From Knowledge Comes PowerBecause of an internship opportunity the College offered in the wake of COVID-19, Karla Sagastizado ’21 is considering a career in law.
By: Meghan Kita Monday, August 17, 2020 10:20 AM
Karla Sagastizado ’21
Like many students, Karla Sagastizado ’21, an international studies major, had plans for the summer that COVID-19 derailed. She had intended to meet up with family and friends who lived through the Salvadoran Civil War to gather oral histories from them, but physical distancing meant she could not safely carry out her vision. When she saw that the Career Center was offering professional development internships for students whose plans had fallen through, she applied.
Based on Sagastizado’s interests, the Career Center placed her with Associate Professor of Psychology Kate Richmond ’00, who directs an iteration of the Inside-Out Prison Exchange Program at Muhlenberg. The program creates an opportunity for college students and incarcerated students to take a course together; Muhlenberg’s course takes place at the Lehigh County Community Correction Center in Bethlehem. Richmond needed a student to gather and organize information about the criminal justice and private prison systems that contribute to mass incarceration, which disproportionately affects communities of color.
"As a Latina, I'm hyper aware of the police within my immigrant community while also being aware of the constant violence put on Black communities by police brutality. I was already invested in the fight against mass incarceration because I’m really passionate about what Black Lives Matter stands for,” Sagastizado says. “Now, I can do more research on the prison industrial complex, something I didn’t get an opportunity to learn before with my international studies concentration.”

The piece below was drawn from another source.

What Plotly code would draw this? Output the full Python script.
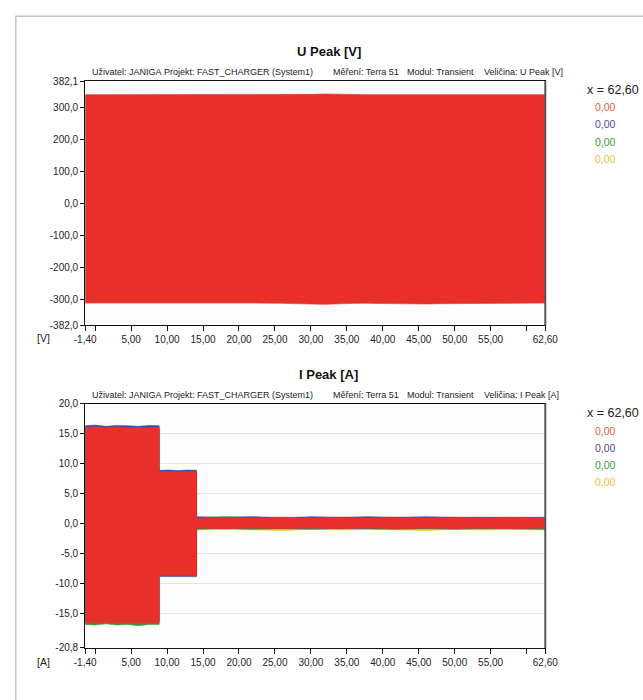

Sagastizado is constructing a timeline that starts with the 13th Amendment, which abolished slavery but permitted unpaid labor if it was used as punishment for crimes. She has been collecting data and research on the intersections of incarceration and capitalism in the United States and in the Lehigh Valley. She’s also helping to translate her findings into language that’s easily understandable.
“Accessibility is everything. I, myself, as a college student, am struggling a lot with understanding some complex terms,” says Sagastizado, whose work will eventually be shared on a publicly available website. “If you’re trying to deconstruct these racist systems, it’s very important that everyone has access to truly understand the damage that’s going on.”

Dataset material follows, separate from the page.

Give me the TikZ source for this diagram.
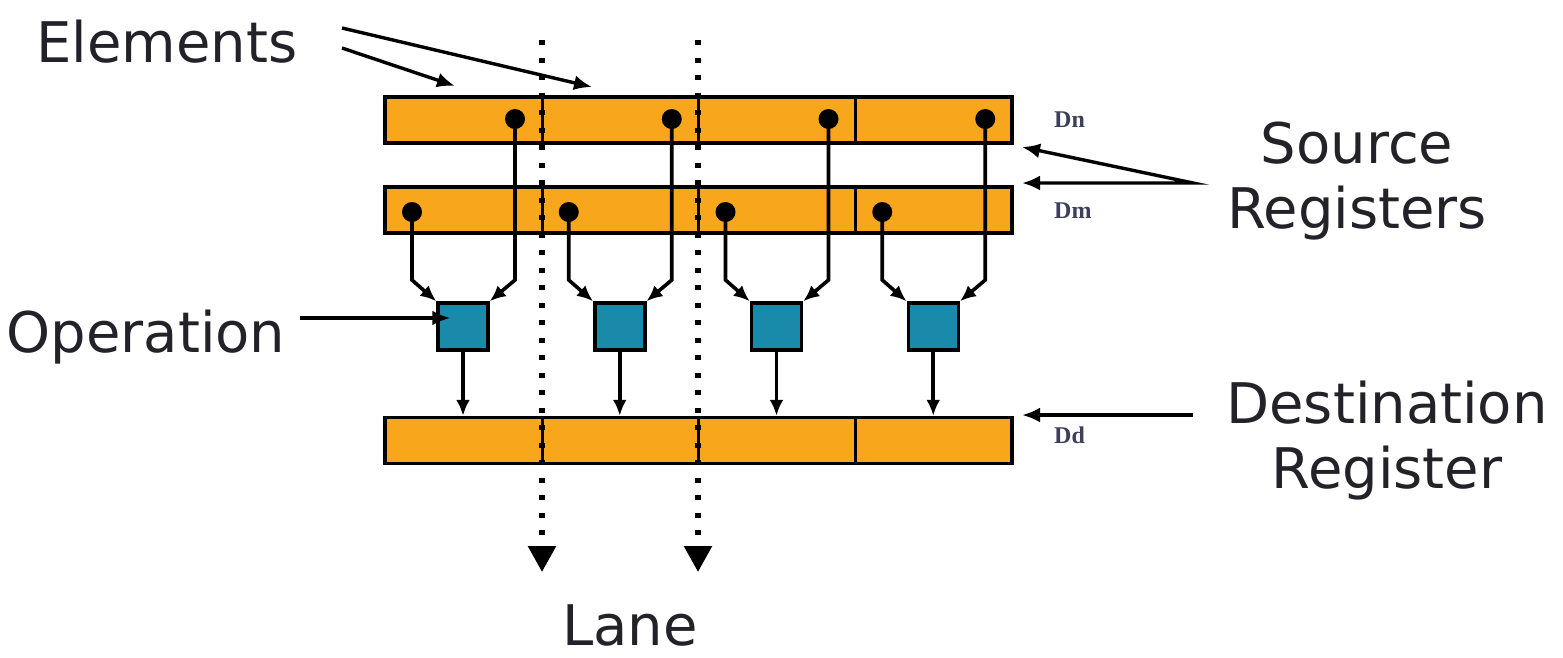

During her senior year, Sagastizado hopes to be able to take Richmond’s Inside-Out Prison Exchange course when it’s offered in the spring. Looking ahead, her experience this summer has her considering law school, which would make her the first in her family to pursue a postgraduate education.
“Given how capitalism really affects low-income families, especially with families that are separated because of the prison system, I really want to do my part in fixing that issue,” Sagastizado says. “I think I can do that being a lawyer.”